母が昔着ていた着物で母のためにハーフコートを作ってみたい

父が亡くなってから寂しそうにしている母に少しでも元気になってもらいたい…。そんな願いがありました。

薄い黄色とオレンジがお日様を思わせる古い小紋の着物。母が昔着ていた着物で母のためにハーフコートを作ってみたい、そう思いつきました。

洗い張りに出す前は、かなり黒ずんでいましたが何とも美しい色と柄がよみがえりました。

子供にとってお母さんは太陽のような明るくてなんでも受け入れてくれるそんな存在。

どんなに年齢を重ねても、やはり母にはいつもお日様のような笑顔でいてほしい。そんな願いで製作しました。

薄いうぐいす色の長襦袢は、母が昔着ていた付け下げに合わせた長襦袢。

こちらも洗い張り前はこの状態でしたが、手に取るとそのシルクの肌触りと光沢はときめきを感じさせてくれるものでした。

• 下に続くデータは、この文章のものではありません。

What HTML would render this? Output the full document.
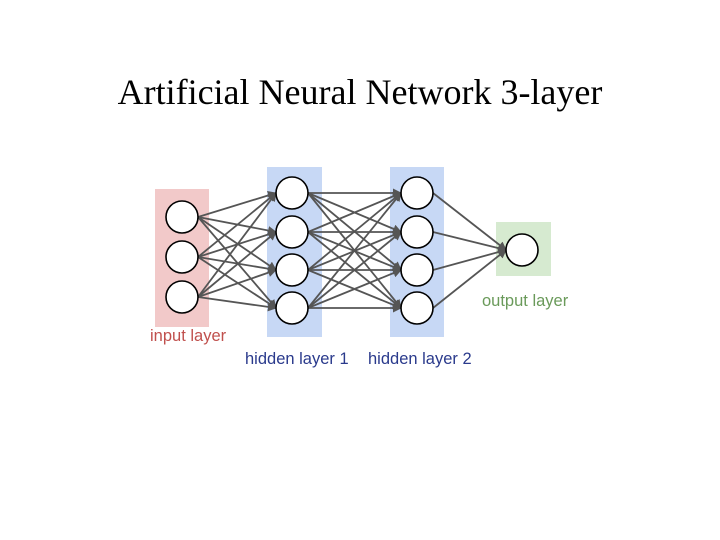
<!DOCTYPE html>
<html><head><style>
html,body{margin:0;padding:0;background:#fff;width:720px;height:540px;overflow:hidden}
.t{position:absolute;left:0;width:720px;top:71px;text-align:center;font-family:"Liberation Serif",serif;font-size:36px;color:#000}
</style></head><body>
<div class="t">Artificial Neural Network 3-layer</div>
<svg width="720" height="540" style="position:absolute;left:0;top:0">
<defs><marker id="a" markerWidth="9" markerHeight="9" refX="8" refY="4.5" orient="auto" markerUnits="userSpaceOnUse"><path d="M0,0 L9,4.5 L0,9 z" fill="#555"/></marker></defs>
<rect x="155" y="189" width="54" height="138" fill="#f2c9c9"/>
<rect x="267" y="167" width="55" height="170" fill="#c7d8f5"/>
<rect x="390" y="167" width="54" height="170" fill="#c7d8f5"/>
<rect x="496" y="222" width="55" height="54" fill="#d6ead0"/>
<g stroke="#555" stroke-width="1.8" marker-end="url(#a)">
<line x1="198" y1="217" x2="276" y2="193"/><line x1="198" y1="217" x2="276" y2="232"/><line x1="198" y1="217" x2="276" y2="270"/><line x1="198" y1="217" x2="276" y2="308"/>
<line x1="198" y1="257" x2="276" y2="193"/><line x1="198" y1="257" x2="276" y2="232"/><line x1="198" y1="257" x2="276" y2="270"/><line x1="198" y1="257" x2="276" y2="308"/>
<line x1="198" y1="297" x2="276" y2="193"/><line x1="198" y1="297" x2="276" y2="232"/><line x1="198" y1="297" x2="276" y2="270"/><line x1="198" y1="297" x2="276" y2="308"/>
<line x1="308" y1="193" x2="401" y2="193"/><line x1="308" y1="193" x2="401" y2="232"/><line x1="308" y1="193" x2="401" y2="270"/><line x1="308" y1="193" x2="401" y2="308"/>
<line x1="308" y1="232" x2="401" y2="193"/><line x1="308" y1="232" x2="401" y2="232"/><line x1="308" y1="232" x2="401" y2="270"/><line x1="308" y1="232" x2="401" y2="308"/>
<line x1="308" y1="270" x2="401" y2="193"/><line x1="308" y1="270" x2="401" y2="232"/><line x1="308" y1="270" x2="401" y2="270"/><line x1="308" y1="270" x2="401" y2="308"/>
<line x1="308" y1="308" x2="401" y2="193"/><line x1="308" y1="308" x2="401" y2="232"/><line x1="308" y1="308" x2="401" y2="270"/><line x1="308" y1="308" x2="401" y2="308"/>
<line x1="433" y1="193" x2="506" y2="250"/><line x1="433" y1="232" x2="506" y2="250"/><line x1="433" y1="270" x2="506" y2="250"/><line x1="433" y1="308" x2="506" y2="250"/>
</g>
<g fill="#fff" stroke="#000" stroke-width="1.6">
<circle cx="182" cy="217" r="16"/><circle cx="182" cy="257" r="16"/><circle cx="182" cy="297" r="16"/>
<circle cx="292" cy="193" r="16"/><circle cx="292" cy="232" r="16"/><circle cx="292" cy="270" r="16"/><circle cx="292" cy="308" r="16"/>
<circle cx="417" cy="193" r="16"/><circle cx="417" cy="232" r="16"/><circle cx="417" cy="270" r="16"/><circle cx="417" cy="308" r="16"/>
<circle cx="522" cy="250" r="16"/>
</g>
<g font-family="Liberation Sans,sans-serif" font-size="16.5">
<text x="150" y="341" fill="#c0504d">input layer</text>
<text x="245" y="364" fill="#2a3a8c">hidden layer 1</text>
<text x="368" y="364" fill="#2a3a8c">hidden layer 2</text>
<text x="482" y="306" fill="#6a9a5a">output layer</text>
</g>
</svg>
</body></html>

着物の内側に着る長襦袢はブラウスにぴったりの素材です。

ハーフコートの下に合わせるブラウスに決めました。

着物をほどくところから水洗いして下さる「洗い張り」で仕上がった反物はまるで新品。うっとりするような美しさに溜息が出ました。

高齢の母には、年齢の出る首元がかくれるデザインでレトロで可愛いブラウスに。

お正月に帰省した際に仮縫いをしたのですが、母のひ孫にあたる男子が仮縫いの様子を見に来て「おっきいばあばが、東京で着る服素敵だよ!」と言い放って逃げて行ったのが私的には嬉しかったです。

「年だから恥ずかしい…」と言いながらも、とびきりの笑顔で写真に写ってくれました。ヘアメイクさん、カメラマンさんに心から感謝です。

日本人が自然を愛する気持ち、物や心を大切にする想いは世界に誇れるものだと感じています。

着物リメイクを通じて沢山の方々の笑顔や繋がりを形にできますよう、アトリエでは日々工夫を重ねながらものづくりをしています。